Reckler, whose children attended West Contra Costa schools during the previous state receivership, said the memory of that era — three-hour kindergarten days, no libraries, crumbling buildings — still weighs on her. “I had no idea,” she recalled of first enrolling her child.
Francisco Ortiz, a leader of United Teachers of Richmond, criticized the district’s spending priorities and the manner in which the reductions were proposed.
He said the district is overspending its board-approved budget by $8 million on consultants and professional services, while travel and conference spending by the central office is projected at $1.5 million — nearly double what the board authorized.
“That could have saved the merger,” Ortiz said, referring to the consolidation of two middle schools. “It’s a really hard hit to that specific school community.”
Ortiz also challenged the district’s financial projections, arguing that fully budgeting vacant positions as though they carry full salaries and benefits paints a misleading fiscal picture. He said Gov. Gavin Newsom’s proposed state budget includes ongoing increases to special-education funding and Learning Recovery Emergency Block Grants that could bring $20 million to $40 million in revenue — none of which was factored into the solvency plan.
Community pressure did produce some concessions before the vote. The district agreed to explore rewriting the job descriptions of school community-outreach workers, potentially allowing them to be paid through federal funds. Advocates also fought to preserve the elementary band program, which Ortiz described as the pipeline feeding the district’s award-winning secondary music programs.

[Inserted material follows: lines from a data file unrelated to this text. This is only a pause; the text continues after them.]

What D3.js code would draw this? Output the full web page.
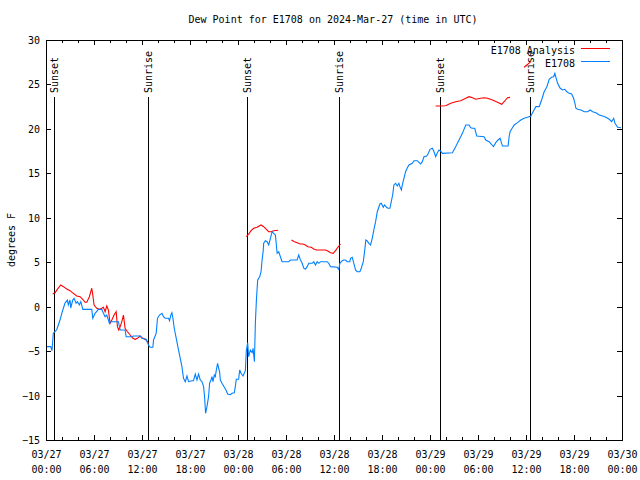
<!DOCTYPE html>
<html><head><meta charset="utf-8">
<script src="https://cdn.jsdelivr.net/npm/d3@7"></script>
<style>
body{margin:0;background:#fff}
text{font-family:"DejaVu Sans Mono","Liberation Mono",monospace;font-size:10px;fill:#000}
</style>
</head><body>
<svg id="chart" width="640" height="480"></svg>
<script>
// ---------------- DATA ----------------
const chartTitle = "Dew Point for E1708 on 2024-Mar-27 (time in UTC)";
const yAxisLabel = "degrees F";
const seriesNames = ["E1708 Analysis", "E1708"];
const startTime = Date.UTC(2024, 2, 27, 0, 0);
const endTime = Date.UTC(2024, 2, 30, 0, 0);
const yTicks = [-15, -10, -5, 0, 5, 10, 15, 20, 25, 30];
const xTickDates = ["03/27","03/27","03/27","03/27","03/28","03/28","03/28","03/28","03/29","03/29","03/29","03/29","03/30"];
const xTickTimes = ["00:00","06:00","12:00","18:00","00:00","06:00","12:00","18:00","00:00","06:00","12:00","18:00","00:00"];
const sunLabels = ["Sunset","Sunrise","Sunset","Sunrise","Sunset","Sunrise"];
const sunHours = [1.1, 12.77, 25.15, 36.68, 49.25, 60.55];

// observed E1708 (hours after 03/27 00:00 UTC, deg F)
const obsHours = [0.09,0.59,0.75,0.91,1.34,1.75,2.09,2.38,2.67,2.79,3.0,3.09,3.34,3.51,3.76,3.92,4.17,4.35,4.6,5.72,5.85,6.14,6.55,6.97,7.18,7.39,7.6,7.93,8.1,9.05,9.27,9.89,10.02,10.73,10.93,11.77,11.98,12.52,12.81,13.02,13.36,13.44,13.77,13.94,14.19,14.49,14.69,14.9,15.31,15.44,15.61,15.74,15.87,16.03,16.28,16.57,16.78,16.99,17.19,17.41,17.62,17.82,18.24,18.44,18.66,18.87,19.07,19.28,19.5,19.7,19.82,19.95,20.12,20.32,20.45,20.62,20.75,20.87,21.04,21.16,21.29,21.45,21.58,21.7,21.79,22.0,22.29,22.54,22.7,23.04,23.25,23.54,23.67,23.79,24.08,24.21,24.38,24.63,24.92,25.04,25.21,25.33,25.54,25.76,25.88,26.05,26.17,26.3,26.46,26.71,26.88,27.01,27.14,27.21,27.42,27.64,27.84,28.05,28.26,28.46,28.68,28.89,29.09,29.3,29.51,30.34,30.55,31.39,31.59,31.81,32.02,32.22,32.43,32.64,32.85,33.27,33.47,33.68,33.9,34.1,34.31,35.15,35.35,35.56,36.4,36.6,36.73,37.03,37.23,37.44,37.65,37.98,38.07,38.28,38.48,38.69,38.9,39.23,39.41,39.66,39.82,39.98,40.16,40.36,40.57,40.78,40.98,41.2,41.41,41.74,41.91,42.16,42.32,42.57,42.74,42.99,43.16,43.33,43.49,43.7,43.91,44.11,44.24,44.42,44.54,44.74,44.95,45.17,45.37,45.79,46.0,46.42,46.62,46.83,47.04,47.25,47.58,47.75,48.0,48.3,48.5,48.71,48.92,49.12,49.34,49.55,50.8,51.21,51.63,52.05,52.47,52.88,53.09,53.31,53.59,53.84,54.76,54.97,55.39,55.68,55.93,56.22,56.51,56.76,57.06,57.76,57.89,58.01,58.19,58.52,58.94,59.35,59.77,60.19,60.61,60.82,61.23,61.65,61.95,62.27,62.61,62.9,63.2,63.45,63.61,63.74,63.95,64.28,64.58,64.86,65.11,65.4,65.7,65.95,66.12,66.24,66.45,66.87,67.28,67.7,68.03,68.33,68.75,69.16,69.58,70.0,70.41,70.71,70.96,71.12,71.46,71.88];
const obsValues = [-4.5,-4.5,-4.95,-3.0,-2.6,-1.5,-0.4,0.4,0.75,0.2,0.75,-0.15,0.75,0.94,0.4,0.56,0.2,0.56,-0.3,-0.3,-1.3,-0.75,-0.3,-0.3,-0.75,-1.13,-0.94,-1.87,-1.69,-1.69,-2.63,-2.63,-3.38,-3.38,-3.3,-3.3,-3.56,-3.67,-4.31,-4.57,-4.57,-3.75,-3.0,-1.31,-0.94,-0.75,-1.13,-1.31,-1.31,-1.58,-0.94,-0.68,-1.31,-2.43,-3.56,-4.88,-5.81,-6.75,-8.06,-8.44,-7.8,-8.44,-8.33,-8.33,-7.58,-8.25,-7.58,-8.25,-8.44,-9.0,-10.13,-12.0,-11.25,-10.13,-8.62,-8.25,-7.88,-8.44,-7.69,-7.88,-7.13,-6.37,-6.93,-7.31,-8.25,-8.62,-9.07,-9.45,-9.83,-9.9,-9.75,-9.68,-8.93,-8.17,-8.17,-7.13,-7.5,-7.8,-7.2,-4.95,-4.05,-5.63,-4.88,-5.18,-4.68,-6.19,-1.87,0.75,3.0,3.37,3.93,5.25,6.18,7.13,7.42,7.31,6.94,7.69,8.43,8.25,8.06,6.0,6.18,5.62,5.06,5.06,5.25,5.25,5.81,5.25,4.88,4.32,4.2,4.5,4.88,4.88,5.06,4.69,5.06,4.88,5.06,5.06,4.88,4.5,4.43,4.2,4.88,5.17,5.25,5.25,5.06,5.06,5.44,5.55,4.88,4.13,3.93,3.93,4.32,5.06,6.18,7.5,7.39,7.13,6.94,7.69,8.63,9.56,10.68,11.55,11.63,11.18,11.44,11.18,11.07,11.07,11.81,12.56,13.69,13.88,13.58,13.88,13.5,13.13,13.69,14.44,15.18,15.63,15.94,16.13,16.42,16.42,16.24,16.05,16.31,16.87,16.95,17.18,17.7,17.82,17.43,16.87,17.32,17.63,17.5,17.25,17.32,18.0,18.75,19.5,20.44,20.44,20.13,20.07,20.07,19.2,19.12,18.75,18.56,18.27,18.0,18.45,18.75,18.94,18.07,18.07,19.12,19.68,19.95,20.44,20.7,21.0,21.19,21.3,21.45,21.82,22.5,22.5,23.25,24.18,24.75,25.58,25.8,25.87,26.25,25.8,25.13,24.57,24.38,24.45,24.18,24.0,23.93,23.44,22.88,22.32,22.2,22.13,21.93,21.93,22.13,21.93,21.82,21.56,21.45,21.3,21.08,20.81,21.19,20.63,20.18,20.13];

// analysis E1708 (null = gap)
const anaHours = [0.84,1.13,1.41,1.84,2.17,2.59,3.0,3.42,3.84,4.26,4.67,4.88,5.1,5.42,5.72,5.85,6.01,6.35,6.67,6.97,7.18,7.39,7.6,7.8,8.01,8.23,8.51,8.77,8.93,9.1,9.27,9.48,9.68,9.89,10.18,10.52,10.86,11.14,11.43,11.77,12.11,12.52,12.81,
  18.0,
  25.04,25.33,25.63,25.96,26.38,26.88,27.21,27.55,27.84,28.14,28.46,29.01,
  29.8,
  30.68,31.05,31.39,31.81,32.14,32.43,32.72,33.15,33.47,33.81,34.31,34.94,35.22,35.56,35.9,36.19,36.48,36.81,
  42.0,
  48.71,49.34,49.96,50.59,51.21,51.84,52.47,52.88,53.31,53.72,54.35,54.76,55.18,55.81,56.44,56.97,57.35,57.69,58.01,
  59.0,
  59.77,60.61];
const anaValues = [1.43,1.57,1.95,2.44,2.25,1.99,1.8,1.5,1.2,1.12,0.75,0.49,0.49,1.12,2.07,1.31,0.19,-0.18,-0.3,-0.18,-0.07,-0.57,0.08,-0.38,-1.87,-1.5,-0.94,-0.57,-2.25,-2.63,-2.25,-1.69,-0.94,-2.43,-2.82,-3.19,-3.56,-3.67,-3.56,-3.3,-3.56,-3.75,-4.12,
  null,
  7.87,8.17,8.55,8.82,8.93,9.19,9.0,8.7,8.43,8.43,8.55,8.59,
  null,
  7.5,7.31,7.2,7.05,7.05,6.94,6.75,6.68,6.49,6.38,6.38,6.38,6.26,6.07,6.0,6.3,6.68,7.05,
  null,
  22.58,22.58,22.61,22.88,23.06,23.17,23.44,23.62,23.51,23.33,23.44,23.51,23.44,23.25,22.99,22.77,23.14,23.51,23.55,
  null,
  26.93,27.56];

// ---------------- CHART ----------------
const svg = d3.select("#chart");
const L = 46, R = 622, T = 40, B = 440;
const hour = 3600e3;
const x = d3.scaleUtc().domain([new Date(startTime), new Date(endTime)]).range([L, R]);
const y = d3.scaleLinear().domain([-15, 30]).range([B, T]);
const tx = h => new Date(startTime + h * hour);

const colAna = "#ff0000", colObs = "#0080ff";

svg.append("rect").attr("width", 640).attr("height", 480).attr("fill", "#fff");

// title
svg.append("text").attr("x", 333).attr("y", 19).attr("text-anchor", "middle")
  .attr("dominant-baseline", "central").text(chartTitle);

// y label
svg.append("text").attr("transform", "translate(11,240) rotate(-90)")
  .attr("text-anchor", "middle").attr("dominant-baseline", "central").text(yAxisLabel);

const majorTicks = d3.utcHour.every(6).range(new Date(startTime), new Date(endTime + 1));
const minorTicks = d3.utcHour.every(2).range(new Date(startTime), new Date(endTime + 1))
  .filter(d => d.getUTCHours() % 6 !== 0);

function styleAxis(g) {
  g.select(".domain").remove();
  g.attr("font-family", null).attr("font-size", null);
  g.selectAll("line").attr("stroke", "#000").attr("shape-rendering", "crispEdges");
}

// bottom axis major with two-line labels
const gB = svg.append("g").attr("transform", `translate(0,${B})`)
  .call(d3.axisBottom(x).tickValues(majorTicks).tickSizeInner(-5).tickSizeOuter(0).tickFormat(() => ""));
styleAxis(gB);
gB.selectAll(".tick text").each(function(d, i) {
  const t = d3.select(this).attr("dy", null).attr("y", 0);
  t.append("tspan").attr("x", 0).attr("y", 14).attr("dominant-baseline", "central").text(xTickDates[i]);
  t.append("tspan").attr("x", 0).attr("y", 29).attr("dominant-baseline", "central").text(xTickTimes[i]);
});
const gBm = svg.append("g").attr("transform", `translate(0,${B})`)
  .call(d3.axisBottom(x).tickValues(minorTicks).tickSizeInner(-3).tickSizeOuter(0).tickFormat(() => ""));
styleAxis(gBm);
// top axis mirrored
const gT = svg.append("g").attr("transform", `translate(0,${T})`)
  .call(d3.axisTop(x).tickValues(majorTicks).tickSizeInner(-5).tickSizeOuter(0).tickFormat(() => ""));
styleAxis(gT);
const gTm = svg.append("g").attr("transform", `translate(0,${T})`)
  .call(d3.axisTop(x).tickValues(minorTicks).tickSizeInner(-3).tickSizeOuter(0).tickFormat(() => ""));
styleAxis(gTm);

// y axes
const gL = svg.append("g").attr("transform", `translate(${L},0)`)
  .call(d3.axisLeft(y).tickValues(yTicks).tickSizeInner(-5).tickSizeOuter(0).tickPadding(6).tickFormat(d3.format("d")));
styleAxis(gL);
gL.selectAll("text").attr("dy", null).attr("dominant-baseline", "central");
const gR = svg.append("g").attr("transform", `translate(${R},0)`)
  .call(d3.axisRight(y).tickValues(yTicks).tickSizeInner(-5).tickSizeOuter(0).tickFormat(() => ""));
styleAxis(gR);

// sunrise / sunset markers
const sun = svg.append("g");
sunHours.forEach((h, i) => {
  const px = Math.floor(x(tx(h))) + 0.5;
  sun.append("line").attr("x1", px).attr("x2", px).attr("y1", B).attr("y2", 97)
    .attr("stroke", "#000").attr("shape-rendering", "crispEdges");
});

// data lines
const line = d3.line().defined(d => d[1] != null).x(d => x(tx(d[0]))).y(d => y(d[1]));
const anaData = anaHours.map((h, i) => [h, anaValues[i]]);
const obsData = obsHours.map((h, i) => [h, obsValues[i]]);
svg.append("path").datum(anaData).attr("d", line).attr("fill", "none").attr("stroke", colAna).attr("stroke-width", 1.1);
svg.append("path").datum(obsData).attr("d", line).attr("fill", "none").attr("stroke", colObs).attr("stroke-width", 1.1);

// sun labels (drawn over lines)
sunHours.forEach((h, i) => {
  const px = Math.floor(x(tx(h))) + 0.5;
  sun.append("text").attr("transform", `translate(${px},93) rotate(-90)`)
    .attr("text-anchor", "start").attr("dominant-baseline", "central").text(sunLabels[i]);
});

// frame
svg.append("rect").attr("x", L + 0.5).attr("y", T + 0.5).attr("width", R - L).attr("height", B - T)
  .attr("fill", "none").attr("stroke", "#000").attr("shape-rendering", "crispEdges");

// legend
const legend = svg.append("g");
[[seriesNames[0], colAna, 50], [seriesNames[1], colObs, 63]].forEach(([name, c, ly]) => {
  legend.append("text").attr("x", 575).attr("y", ly).attr("text-anchor", "end").attr("dominant-baseline", "central").text(name);
  legend.append("line").attr("x1", 581).attr("x2", 610).attr("y1", ly - 1.5).attr("y2", ly - 1.5).attr("stroke", c);
});
</script>
</body></html>
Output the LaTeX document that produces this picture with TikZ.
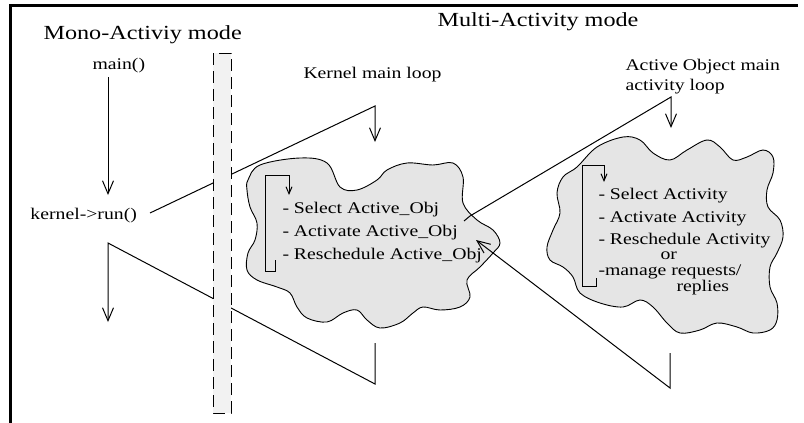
\documentclass[tikz,border=0pt]{standalone}
\usepackage{fontspec}
\setmainfont{Liberation Serif}[FakeStretch=1.21]
\usetikzlibrary{arrows.meta}

\begin{document}
\begin{tikzpicture}[x=1pt,y=-1pt,line width=1pt,
        txt/.style={font=\fontsize{16.3}{23}\selectfont,inner sep=0pt},
        title/.style={font=\fontsize{20}{25}\selectfont,inner sep=0pt},
        arr/.style={-{Straight Barb[length=13pt,width=11pt]}},
        sarr/.style={-{Straight Barb[length=7pt,width=6pt]}},
        blob/.style={draw,fill=black!10,line width=0.9pt}]
    \useasboundingbox (0,0) rectangle (804,423);
    % frame
    \draw[line width=3pt] (10,423) -- (10,5) -- (798,5);

    % titles and labels
    \node[title,anchor=base west] (mono) at (43,39) {Mono-Activiy mode};
    \node[title,anchor=base west] (multi) at (437,27) {Multi-Activity mode};
    \node[txt,anchor=base west] (main) at (92,69) {main()};
    \node[txt,anchor=base west] (run) at (30,219) {kernel->run()};
    \node[txt,anchor=base west] (klabel) at (303,78) {Kernel main loop};
    % multi-line nodes: base is the last line
    \node[txt,anchor=base west,align=left,font=\fontsize{16.3}{20}\selectfont] (olabel) at (625,90)
        {Active Object main\\activity loop};

    % connector points
    \coordinate (mtop) at (108,77);
    \coordinate (mtip) at (108,195);
    \coordinate (runout) at (150,213);
    \coordinate (kcorner) at (375,106);
    \coordinate (kin) at (375,142);
    \coordinate (kout) at (375,343);
    \coordinate (kbottom) at (375,384);
    \coordinate (rcorner) at (108,243);
    \coordinate (rtip) at (108,322);
    \coordinate (ostart) at (464,221);
    \coordinate (ohook) at (470,216);
    \coordinate (ocorner) at (671,97);
    \coordinate (oin) at (671,128);
    \coordinate (oout) at (670,353);
    \coordinate (obottom) at (670,388);
    \coordinate (kret) at (476,240);

    % mono-activity side
    \draw[arr] (mtop) -- (mtip);
    \draw[arr] (runout) -- (kcorner) -- (kin);
    \draw[arr] (kout) -- (kbottom) -- (rcorner) -- (rtip);

    % separation bar
    \draw[fill=black!5,dash pattern=on 12pt off 6pt] (213,53) rectangle (231,413);

    % kernel loop
    \draw[blob] plot[smooth cycle,tension=0.6] coordinates {
        (248,180) (260,165) (300,158) (327,163) (340,187) (357,190) (377,180)
        (387,170) (407,163) (433,165) (453,163) (463,177) (463,203) (477,220)
        (493,230) (500,243) (493,253) (480,267) (467,280) (470,297) (460,307)
        (440,310) (423,307) (413,313) (400,323) (380,328) (367,320) (357,310)
        (343,313) (327,322) (307,318) (297,307) (290,293) (277,287) (257,280)
        (247,270) (248,253) (255,240) (257,223) (250,207) (247,190)};
    \draw[sarr] (275,260) -- (275,271) -- (265,271) -- (265,175) -- (289,175) -- (289,195);
    \node[txt,anchor=base west,align=left] (ksteps) at (282,259)
        {- Select Active\_Obj\\- Activate Active\_Obj\\- Reschedule Active\_Obj};

    % active object loop
    \draw[blob] plot[smooth cycle,tension=0.6] coordinates {
        (577,167) (597,147) (623,137) (640,140) (653,153) (670,160) (687,150)
        (707,140) (720,147) (733,160) (747,157) (763,150) (773,157) (773,173)
        (767,190) (768,207) (780,220) (783,237) (777,253) (770,267) (770,287)
        (777,303) (777,320) (770,330) (753,333) (737,327) (717,323) (700,330)
        (680,333) (667,323) (653,307) (640,300) (623,307) (600,303) (580,293)
        (573,277) (563,267) (550,260) (547,247) (553,230) (560,213) (557,193)
        (563,177)};
    \draw[sarr] (596,278) -- (596,286) -- (582,286) -- (582,165) -- (604,165) -- (604,182);
    \node[txt,anchor=base west,align=left,font=\fontsize{16.3}{22.5}\selectfont] (osteps) at (598,291)
        {- Select Activity\\- Activate Activity\\- Reschedule Activity\\[-7.5pt]
         \hspace*{62pt}or\\[-7pt]-manage requests/\\[-6.5pt]\hspace*{78pt}replies};

    % multi-activity connectors
    \draw[arr] (ostart) -- (ohook) -- (ocorner) -- (oin);
    \draw[arr] (oout) -- (obottom) -- (kret);
\end{tikzpicture}
\end{document}
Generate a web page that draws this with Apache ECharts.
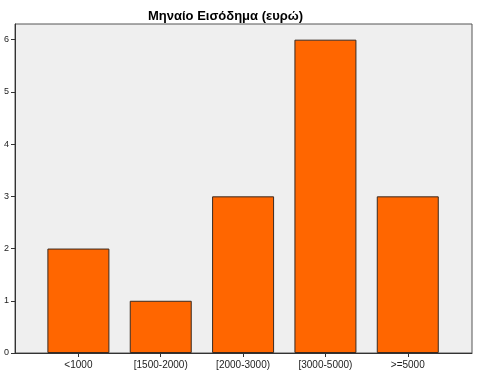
<!DOCTYPE html>
<html><head><meta charset="utf-8">
<script src="https://cdn.jsdelivr.net/npm/echarts@6/dist/echarts.min.js"></script>
<style>html,body{margin:0;padding:0;background:#fff}#c{width:479px;height:374px}</style>
</head><body><div id="c"></div>
<script>
var categories = ['<1000', '[1500-2000)', '[2000-3000)', '[3000-5000)', '>=5000'];
var counts = [2, 1, 3, 6, 3];
var yTicks = [0, 1, 2, 3, 4, 5, 6];
var title = 'Μηναίο Εισόδημα (ευρώ)';

var chart = echarts.init(document.getElementById('c'));
chart.setOption({
  animation: false,
  backgroundColor: '#ffffff',
  title: {
    text: title, left: 143, top: 5,
    textStyle: { fontFamily: 'Liberation Sans, Arial', fontSize: 13, fontWeight: 'bold', color: '#000' }
  },
  grid: {
    left: 15, right: 7, top: 24, bottom: 21,
    show: true, backgroundColor: '#efefef', borderColor: '#555', borderWidth: 1
  },
  xAxis: {
    type: 'value', min: -0.77, max: 4.78,
    splitLine: { show: false },
    axisLine: { show: true, onZero: false, lineStyle: { color: '#333', width: 1 } },
    axisTick: { show: true, length: 4, customValues: categories.map(function (c, i) { return i; }), lineStyle: { color: '#333' } },
    axisLabel: {
      customValues: categories.map(function (c, i) { return i; }),
      formatter: function (v) { return categories[Math.round(v)]; },
      fontFamily: 'Liberation Sans, Arial', fontSize: 10, color: '#222', margin: 7
    }
  },
  yAxis: {
    type: 'value', min: 0, max: 6.3,
    splitLine: { show: false },
    axisLine: { show: true, onZero: false, lineStyle: { color: '#333', width: 1 } },
    axisTick: { show: true, length: 4, customValues: yTicks, lineStyle: { color: '#333' } },
    axisLabel: { customValues: yTicks, fontFamily: 'Liberation Sans, Arial', fontSize: 9, color: '#222', margin: 6 }
  },
  series: [{
    type: 'bar',
    barWidth: 62,
    data: counts.map(function (v, i) { return [i, v]; }),
    itemStyle: { color: '#ff6600', borderColor: '#3a2a20', borderWidth: 1 }
  }]
});
</script></body></html>
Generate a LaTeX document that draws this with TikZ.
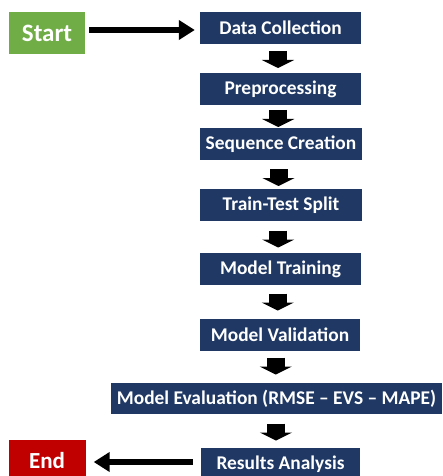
\documentclass[tikz,border=0pt]{standalone}
\usepackage{fontspec}
\setmainfont{Carlito}
\usetikzlibrary{arrows.meta,calc}
\definecolor{navy}{HTML}{1F3864}
\definecolor{sgreen}{HTML}{70AD47}
\definecolor{ered}{HTML}{C00000}
\tikzset{
  stepbox/.style={fill=navy, text=white, font=\fontsize{19.4}{21}\selectfont\bfseries, minimum height=32pt, inner sep=0pt},
  termbox/.style={text=white, font=\fontsize{25}{28}\selectfont\bfseries, minimum width=76pt, minimum height=42pt, inner sep=0pt},
  blk/.style={line width=18pt, -{Triangle[width=32pt,length=8pt]}},
  flow/.style={line width=5.5pt, -{Triangle[width=19pt,length=16pt]}}
}
\begin{document}
\begin{tikzpicture}[x=1pt,y=-1pt]
\useasboundingbox (0,0) rectangle (442,476);
\clip (0,0) rectangle (442,476);
\node[termbox, fill=sgreen] (start) at (47,33) {Start};
\node[termbox, fill=ered, font=\fontsize{23}{26}\selectfont\bfseries, minimum width=77pt] (end) at (47,461) {End};
\node[stepbox, minimum width=161pt] (dc) at (280.5,28) {Data Collection};
\node[stepbox, minimum width=161pt] (pre) at (280.5,89) {Preprocessing};
\node[stepbox, minimum width=162pt] (sc) at (281,144) {Sequence Creation};
\node[stepbox, minimum width=162pt] (tts) at (281,205) {Train-Test Split};
\node[stepbox, minimum width=161pt] (mt) at (280.5,269) {Model Training};
\node[stepbox, minimum width=160pt] (mv) at (280,335) {Model Validation};
\node[stepbox, minimum width=331pt, minimum height=31pt] (me) at (276.5,398.5) {Model Evaluation (RMSE – EVS – MAPE)};
\node[stepbox, minimum width=159pt] (ra) at (280.5,464) {Results Analysis};
\draw[flow] ($(start.east)+(4,-3)$) -- ($(start.east -| dc.west)+(-5,-3)$);
\draw[flow] ($(ra.west)+(-8,-2)$) -- ($(ra.west -| end.east)+(8,-2)$);
\foreach \a/\b/\d in {dc/pre/1, pre/sc/2, sc/tts/3, tts/mt/2, mt/mv/0, mv/me/-1, me/ra/1}{
  \draw[blk] ($(\a.south)!.5!(\b.north)+(0,\d)+(278-280.5,-8.5)$) -- ($(\a.south)!.5!(\b.north)+(0,\d)+(278-280.5,8.5)$);
}
\end{tikzpicture}
\end{document}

Both Reckler and Ortiz framed the district’s predicament as a symptom of a statewide crisis. Reckler said concerned teachers and parents should focus on how Sacramento funds public education, rather than blasting district leadership.
“The cannon is aimed at the wrong place,” she said. “It’s the state and the way the state funds schools. We can only do what the state gives us money to do.”
The tension between labor victories and fiscal constraints may soon materialize in San Francisco as well.
Despite Friday’s tentative agreement between the San Francisco Unified School District and United Educators of San Francisco, the possibility of layoffs or school closures looms. SFUSD Superintendent Maria Su said Friday that “while we have a deal today, we still need more support in the future.”
Ortiz, who visited San Francisco picket lines this week, said he was moved by the solidarity on display in both cities. “The collective is ready to fight for something that they absolutely believe in,” he said.
But the question facing both districts — and others across California where contracts are expiring in quick succession, including Oakland — is whether the promises made at the bargaining table can be kept without gutting the schools they were meant to improve.
The West Contra Costa budget package that includes major cuts covers only the 2026-27 fiscal year. Reckler said it is too early to address what comes next. “Who knows what will happen?” she said. “It could get better. It could get worse.”
Ortiz said he does not believe a state takeover is imminent but urged the district to absorb reductions through existing vacancies rather than layoffs. He encouraged parents to stay engaged. “The more empowered our constituents are,” he said, “the more accountable we can keep those who are in decision-making power.”
On Friday morning, UESF Executive Vice President Frank Lara was sanguine about the prospect of belt-tightening at SFUSD, calling it a “separate conversation” from “this historic agreement.”
He characterized SFUSD’s budget challenges as largely the result of mismanagement, noting that money the district previously claimed not to have materialized at the bargaining table.
“I hope that the power, the energy, the love that we’ve received shows this district management, or any district management or any board elected, that people have hope, and people want to see SFUSD succeed,” Lara said. “If I was a leader under that context, I would look for opportunities to expand.”